Tip the flours into a large mixing bowl and on one side of the bowl put the salt and the other the yeast.
Add the butter and three quarters of the ale and just start to bring the ingredients together gentle with your finger tips.
Add the ale drop at a time until you the flour is clean from the inside of the bowl and you have formed a rough dough (you may not need all the ale, or you may need a little but more – the dough should be soft but not soggy).
Coat a work surface with a little olive oil, tip the dough out onto it and knead the dough for 5-10 minutes, until it forms a soft and smooth skin.
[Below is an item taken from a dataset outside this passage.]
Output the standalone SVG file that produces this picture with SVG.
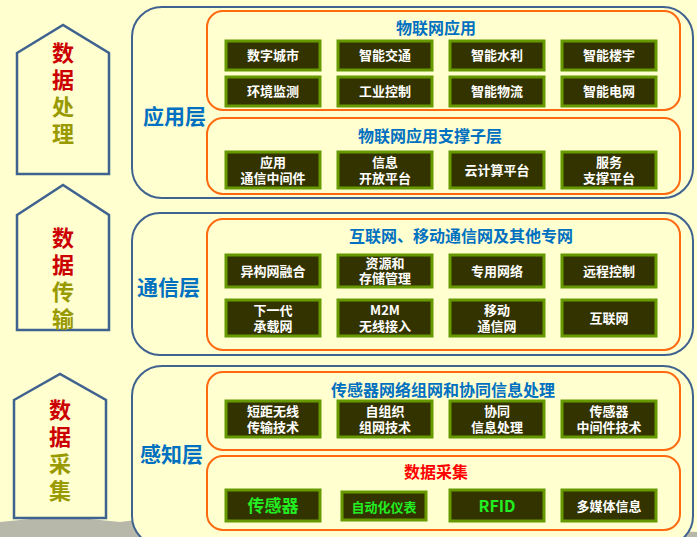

Don’t freak out by the initial wet stage, just work through this.
Put the dough in a large, lightly oil bowl, cover with oil cling film and leave somewhere warm (I choose my airing cupboard) for at least an hour until it has doubled in size
Line a 2 baking trays with parchment
Tip the dough onto a lightly floured surface and fold it into itself repeatedly, until the air is knocked out and the dough is smooth.
Divide the dough into 14 equal pieces and roll into balls with your hands.
On each tray, place a ball in the centre and then arrange the rest of the balls around it so they are almost touching. You will want 7 balls on each tray.
Put each tray in a clean plastic bag and leave again for at least an hour, until the dough is at least double in size.
Pre heat the oven to 200’C
Dust each roll with flour and bake in the oven for 30 minutes, until the rolls are golden brown and smelling gorgeous.
Leave to cool on a wire rack slightly before serving.